Ottawa Citizen

FEDERAL COFFERS TOOK IN AN EXTRA $20 BILLION IN 2017-18, HALF OF IT FROM INCOME TAX HIKES. INSTEAD OF PAYING DOWN THE DEBT, THE TRUDEAU LIBERALS BLEW IT ALL.

With a recession looming, why fritter $20B?

- JOHN IVISON

The Economist this week warns policy-makers to “start preparing for the next recession” while they still can. The release of the Government of Canada’s annual financial report for the 201718 fiscal year, however, suggests the Trudeau Liberals have no notion of forgoing that most enjoyable of all entitlemen­ts: spending other people’s money.

The annual budget is an aspiration­al document, revealing what the government would like to do. But the annual report is a look in the rear-view mirror at what it did in the year ending March 31, 2018.

This year is complicate­d by a restatemen­t of the public finances going back years to factor in an accounting change. (The auditor general ordered the restatemen­t, related to discounted and unfunded pension obligation­s, and it adds an additional $20 billion to the federal debt, which now stands at $671 billion.) But the story is relatively simple — 2017-18 was a bumper year for government revenues, which rose by $20 billion, or 6.9 per cent, from the previous year.

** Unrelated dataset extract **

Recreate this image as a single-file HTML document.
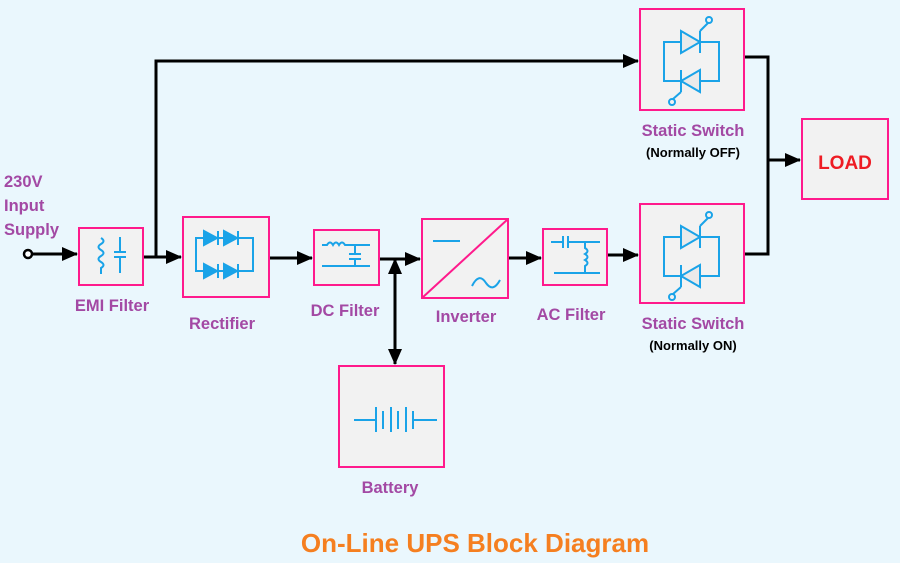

Personal income tax increases accounted for half of that flood of new money coming into the coffers, around half of which was related to economic growth and the other half to the unwinding of tax planning that had suppressed revenues in 2016-17 (when the Liberals announced they were going to raise the top rate of income tax to 33 per cent in late 2015, there was a rush of filing by high-income earners to declare income at the lower rate).

Yet, rather than reduce the deficit and pay down debt in preparatio­n for the next recession, creeping toward them as inevitably as mortality, the Liberals spent the lot. In 2017-18 expenses amounted to $332.6 billion — breaching the $300-billion mark for the second time — up $20.1 billion, or 6.4 per cent from 2016-17.

A strong labour market meant Employment Insurance payments fell by $1 billion but the government more than made up for that windfall by increasing spending on elderly benefits ($2.5 billion more on Old Age Security and Guaranteed Income Supplement) and children’s benefits ($1.4 billion more).

Transfer payments to department­s and agencies for things like early learning, infrastruc­ture and First Nations increased by $5.6 billion, or 13.4 per cent, while other direct program expenses for claims and litigation, higher defence spending and veterans benefits rose $9.2 billion, or 10.2 per cent.

All that is on top of the six per cent increase recorded year-on-year in 2016-17.

The government will cling to its “fiscal anchor” crutch — that, despite an extra $20 billion in public debt, growth in the economy means the debt-to-GDP ratio is still on a downward track. But this government’s Achilles heel is that it is prepared to keep spending with borrowed money.

An opinion poll the Angus Reid Institute published last week asked people who would consider voting Liberal at the next election whether they agreed or disagreed with the government running deficits this year and next, rather than offering the balanced budget Justin Trudeau promised in 2015 he’d deliver those years. Four in 10 disagreed — and, to repeat, those are people who consider themselves “likely” or “maybe” Liberal voters.

“The takeaway is that I think Team Trudeau may be misinterpr­eting the licence for ‘modest, short-term’ deficits as a tolerance for bigger, longer ones, at their peril,” said Aaron Wudrick, federal director of the Canadian Taxpayers Federation.

Yet running deficits twice the size as promised, with no plan to return to balance, and no sign that spending is being reined in, is a recipe for future disaster. History suggests recessions come along every eight years or so — and we are overdue. The recent jitters in the stock market over slower growth and tighter U.S. monetary policy may well foreshadow tougher times ahead.

The Federal Reserve has raised interest rates eight times since December 2010, which has strengthen­ed the greenback and squeezed emerging markets. There is limited room in Canada, or anywhere else, to fight a downturn with reduced rates, which means even more government spending would be the weapon of choice.

Canada may have the lowest net government debt level in the G7, but the economic surge revealed in the latest annual report suggests it could easily have been lower still. Winter is coming, and Trudeau’s Liberals are ill-prepared.